Cristiano Gatti
nostro inviato al Sestriere
Vittoria all'italiana. Neanche avesse il Trap in ammiraglia, Paolo Savoldelli porta a casa il suo secondo Giro d'Italia con un sublime catenaccio d'epoca. Difesa di ferro, difesa a oltranza. Ma senza mezzucci e furbizie: sempre con una lucidità esemplare, al limite del genio strategico. Il suo vero trionfo si registra sul Colle delle Finestre, una montagna che è meglio segnarsi in agenda e nella memoria, tra muraglie di tifosi indemoniati e nuvole di polvere antica. Su questo sterrato, in questi attimi indimenticabili, la maglia rosa sfodera più la testa delle gambe. Per prima cosa evita debitamente di rispondere all'andatura pazzesca dell'alleanza Di Luca-Simoni, scegliendo di mantenere il suo ritmo regolare. Come seconda cosa si presenta puntuale all'appuntamento coi massaggiatori, mandati avanti con i viveri e gli alimenti vitali per una giornata pesantissima. Come terza cosa, cerca con scrupolosa attenzione di non restare mai solo, aggregando strada facendo il gruppetto giusto per il catenaccio.
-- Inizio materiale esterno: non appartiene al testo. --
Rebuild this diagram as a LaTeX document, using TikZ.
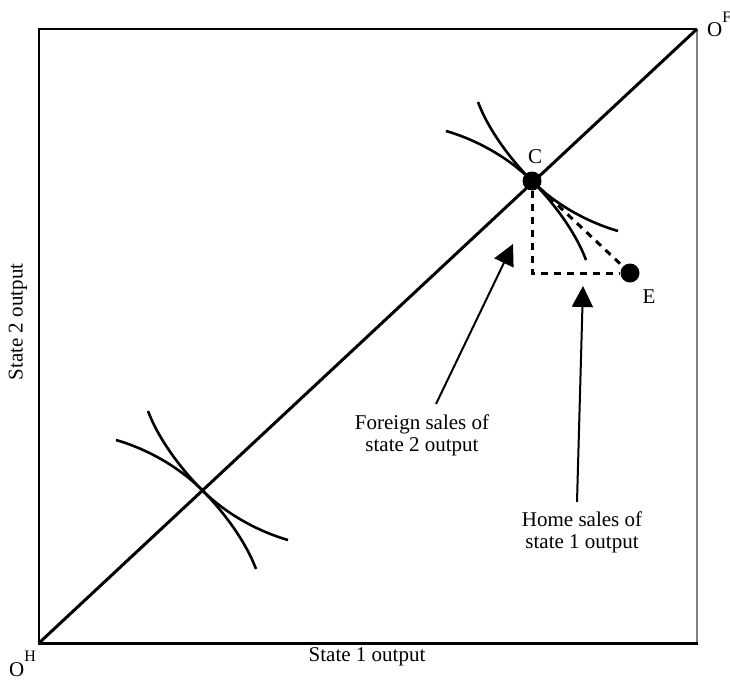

Mentre Savoldelli costruisce così la sua vittoria, gli attaccanti costruiscono con cieco masochismo la propria disfatta. Di Luca e Simoni non mangiano e non bevono. In secondo luogo, eliminano ad uno ad uno tanti possibili compagni di viaggio, restando col più letale di loro, il minuscolo venezuelano Rujano. Risultato? Ai piedi dell'ultima salita, verso il Sestriere, Di Luca cede ai crampi e si stacca. Simoni, da parte sua, decide di non aspettarlo, finendo così per esaurirsi nel giro di pochi minuti, anch'egli inesorabilmente al limite dei crampi. Risultato finale: il mitico Rujano attacca e va a vincere da solo, Simoni perde il Giro, Di Luca perde il podio, Savoldelli resta rosa a futura memoria. Alle volte, i giochi strani dell'intelligenza.
«Ho vinto perché sono rimasto tranquillo. Mai farsi prendere dal panico»: con questa elementare e disarmante strategia, Savoldelli spiega il successo nel Giro più equilibrato, più avvincente, più divertente degli ultimi anni (voto all'ultima tappa: 10). Ma anche nel Giro più mediocre. Il giudizio non sembri carogna. O intempestivo. Anche nei momenti dell'epica e dell'entusiasmo, come insegna Savoldelli, bisogna sforzarsi di mantenere lucidità. E allora resta doveroso e sacrosanto parlare di un Giro molto divertente, che fino a due chilometri dal traguardo non rivela il vincitore, ma anche abbastanza scarso. I due purosangue al via, Cunego e Basso, finiscono in modi diversi fuori dalla classifica (per Ivan, dopo la bellissima doppietta di vittorie, mal di gambe e saggia decisione di non bruciarsi inutilmente: arrivederci al Tour). Sul podio ci finiscono due corridori italiani che oltre confine non hanno alcuna quotazione, nonché un ragazzino venezuelano di 49 chili. Su, facciamocene una ragione: non è un risultato da sbattere in vetrina. Da esibire all'occhiello. Però attenzione: niente di tutto questo deve suonare a detrazione del vincitore, che la sua maglia se l'è guadagnata sino in fondo.
Qualcosa, se mai, va detta sul grande sconfitto, al secolo Gilberto Simoni. Anche se l'intera valle del Sestriere risuona ancora del suo botto sull'ultima salita, secondo tradizione personale ha le idee chiare sulle ragioni della sconfitta. Colpa dei colombiani che non l'hanno assistito sul Colle delle Finestre, colpa del ritmo troppo sostenuto dell'alleato Di Luca. Ma non solo. Con tocco di classe, regala il colpo di scena finale anche alla lunga sit-com «Casa Cunego», che ha animato l'intero mese di maggio degli italiani: «Forse, partendo senza Cunego, avrei potuto impostare il Giro in un altro modo. E comunque, lui poi è crollato: così ho dovuto fare tutto da solo, il capitano e l'attaccante».
E ti pareva che non fosse colpa di Cunego. Ma che bella cosa.